Liberia`s National Social Security and Welfare Corporation (NASSCORP), the only existing pension service provider in country, currently provides coverage to mainly formal sector public service employees. There is thus a gap in coverage for the private sector, and particularly informal businesses.

Under the Liberia Pension Sector Intervention Project, the funding will support targeted reforms of Liberia’s pension sector including an assessment of the current pension system towards development of a national strategy, and capacity building for the pension sector ecosystem, including public and potential private pension sector operators.

The project is expected to enhance the enabling enviroment and support the emergence of domestic institutional investor base,  thereby broadening the pension coverage and enabling the pension system to mobilise additional savings for investment, including through domestic financial markets. It will be implemented by the Central Bank of Liberia, which oversees the country’s financial sector.

Hon. Henry F. Saamoi, Acting Executive Governor of the Central Bank of Liberia said, “The CBL appreciates the continued support of the African Development Bank toward the development of Liberia’s pension sector and looks forward to working with the Bank to implement this important reform. The Liberia Pension Sector Intervention Project should enhance Liberia’s readiness for the development of its capital market by institutionalising the investor base, and improving the pension sector’s legal and regulatory environment,” Mr. Saamoi added.
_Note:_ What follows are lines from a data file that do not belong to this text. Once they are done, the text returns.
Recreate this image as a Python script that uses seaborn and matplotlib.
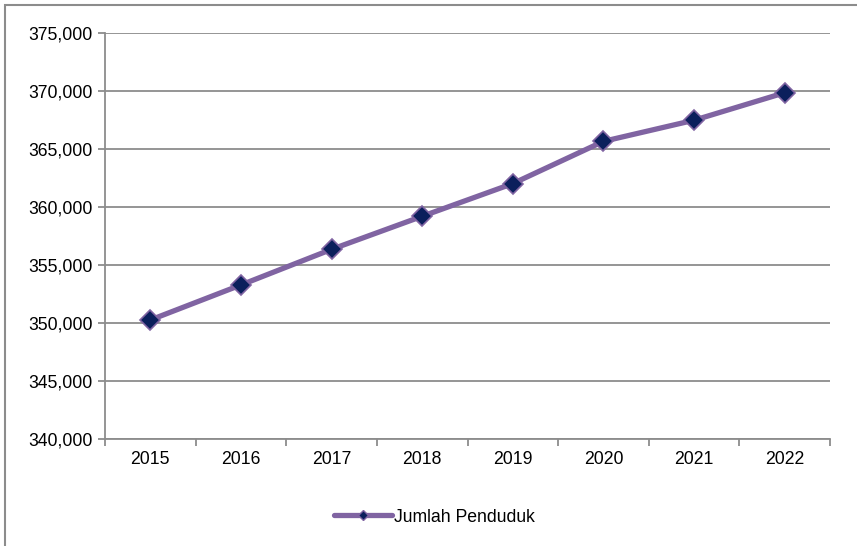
import numpy as np
import pandas as pd
import seaborn as sns
import matplotlib.pyplot as plt
from matplotlib.lines import Line2D
from matplotlib.patches import Rectangle
from matplotlib.ticker import FuncFormatter, FixedLocator

years = ["2015", "2016", "2017", "2018", "2019", "2020", "2021", "2022"]
penduduk = [350260, 353280, 356350, 359200, 362020, 365660, 367480, 369850]
series_name = "Jumlah Penduduk"

df = pd.DataFrame({"Tahun": years, "Jumlah": penduduk})

sns.set_style("white")
plt.rcParams['font.family'] = ['Liberation Sans', 'DejaVu Sans']
plt.rcParams['text.color'] = 'black'

line_col = "#8064A2"
marker_col = "#0B1F5C"
grid_col = "#8C8C8C"
fs = 12.7

fig = plt.figure(figsize=(8.57, 5.46), dpi=100)
ax = fig.add_axes([105 / 857, 1 - 439 / 546, 725 / 857, 406 / 546])

sns.lineplot(data=df, x="Tahun", y="Jumlah", ax=ax, color=line_col,
             linewidth=3.8, marker="D", markersize=10,
             markerfacecolor=marker_col, markeredgecolor=line_col,
             markeredgewidth=1.2, sort=False, legend=False, zorder=3)

ax.set_xlim(-0.5, len(years) - 0.5)
ax.set_ylim(340000, 375000)
ax.set_yticks(np.arange(340000, 375001, 5000))
ax.yaxis.set_major_formatter(FuncFormatter(lambda v, p: f"{int(v):,}"))
ax.set_xticks(range(len(years)))
ax.set_xticklabels(years)
ax.xaxis.set_minor_locator(FixedLocator(np.arange(-0.5, len(years), 1.0)))
ax.set_xlabel("")
ax.set_ylabel("")

ax.grid(axis="y", color=grid_col, linewidth=1.3)
ax.set_axisbelow(True)
for s in ["top", "right"]:
    ax.spines[s].set_visible(False)
for s in ["left", "bottom"]:
    ax.spines[s].set_color(grid_col)
    ax.spines[s].set_linewidth(1.3)

ax.tick_params(axis="y", which="major", length=5, width=1.3, color=grid_col,
               left=True, labelsize=fs, pad=4, labelcolor="black")
ax.tick_params(axis="x", which="major", length=0, labelsize=fs, pad=9,
               labelcolor="black")
ax.tick_params(axis="x", which="minor", length=5, width=1.3, color=grid_col,
               bottom=True)

handle = Line2D([], [], color=line_col, linewidth=3.8, marker="D",
                markersize=5, markerfacecolor=marker_col,
                markeredgecolor=line_col)
fig.legend([handle], [series_name], loc="center", bbox_to_anchor=(0.507, 1 - 517 / 546),
           frameon=False, fontsize=fs, handlelength=3.3, handletextpad=0.15)

fig.patches.append(Rectangle((5 / 857, -0.1), 1.1, 1.1 - 5 / 546,
                             transform=fig.transFigure, fill=False,
                             edgecolor=grid_col, linewidth=1.5))

fig.savefig("out.png", dpi=100)
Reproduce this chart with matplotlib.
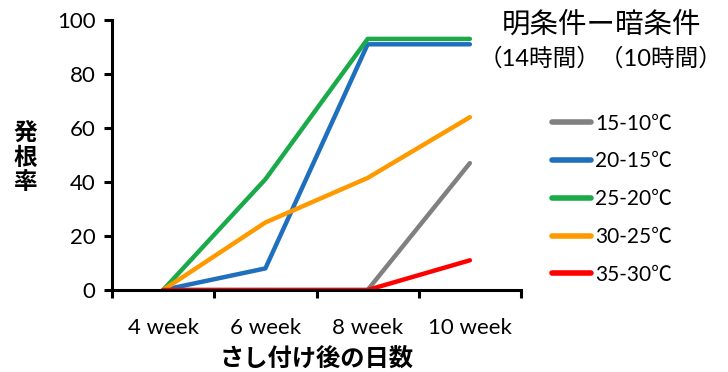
import matplotlib
matplotlib.use("Agg")
import matplotlib.pyplot as plt
import numpy as np

plt.rcParams['font.family'] = ['Lato', 'Noto Sans CJK JP', 'DejaVu Sans']

weeks = ['4 week', '6 week', '8 week', '10 week']
labels = ['15-10℃', '20-15℃', '25-20℃', '30-25℃', '35-30℃']
colors = ['#808080', '#1f6fbf', '#1aaa4a', '#ff9900', '#ff0000']
rate_15_10 = [0, 0, 0, 47]
rate_20_15 = [0, 8, 91, 91]
rate_25_20 = [0, 41, 93, 93]
rate_30_25 = [0, 25, 41.5, 64]
rate_35_30 = [0, 0, 0, 11]
series = [rate_15_10, rate_20_15, rate_25_20, rate_30_25, rate_35_30]

fig = plt.figure(figsize=(7.28, 3.72), dpi=100)
ax = fig.add_axes([112/728, 1-290/372, (521-112)/728, 270/372])

x = np.arange(len(weeks))
for vals, lab, c in zip(series, labels, colors):
    ax.plot(x, vals, color=c, lw=3.2, label=lab, solid_capstyle='round')

ax.set_xlim(-0.5, 3.5)
ax.set_ylim(0, 100)
ax.set_yticks([0, 20, 40, 60, 80, 100])
ax.set_xticks(np.arange(-0.5, 4, 1))
ax.set_xticklabels([])
ax.set_xticks(x, minor=True)
ax.set_xticklabels(weeks, minor=True)
ax.tick_params(axis='x', which='minor', length=0, pad=20, labelsize=16)
ax.tick_params(axis='x', which='major', length=6, width=2.2, direction='out')
ax.tick_params(axis='y', length=6, width=2.2, direction='out', labelsize=16, pad=6)
for s in ['top', 'right']:
    ax.spines[s].set_visible(False)
for s in ['left', 'bottom']:
    ax.spines[s].set_linewidth(2.2)

ax.set_xlabel('さし付け後の日数', fontsize=17.5, fontweight='bold', labelpad=6)
fig.text(25/728, 1-157/372, '発\n根\n率', fontsize=17, fontweight='bold',
         ha='center', va='center', linespacing=1.1)

fig.text(602/728, 1-25/372, '明条件ー暗条件', fontsize=20.5,
         ha='center', va='center')
fig.text(601/728, 1-58/372, '（14時間）（10時間）', fontsize=17,
         ha='center', va='center')

leg = ax.legend(loc='upper left', bbox_to_anchor=(533/728, 1-95/372),
                bbox_transform=fig.transFigure, frameon=False, fontsize=15,
                handlelength=1.9, handletextpad=0.2, labelspacing=0.85)
for h in leg.get_lines():
    h.set_linewidth(4)

fig.savefig('out.png', dpi=100)
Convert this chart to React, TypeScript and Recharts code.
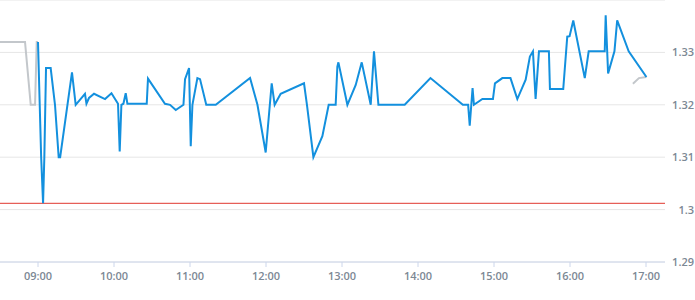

Ahmed Attout, African Development Bank Director for Financial Sector Development said, “We are excited to partner with the Central Bank of Liberia on this operation that is expected to facilitate a reformed pension system capable of mobilising domestic savings, that can be chanelled through financial markets, thereby contributing to deepen the domestic capital markets in Liberia. This aligns with the Bank’s goal of facilitating the emergence of well-functioning capital markets that can efficiently mobilise and allocate savings to fund the credit needs of economic agents and the continent’s development while reducing intermediation costs.”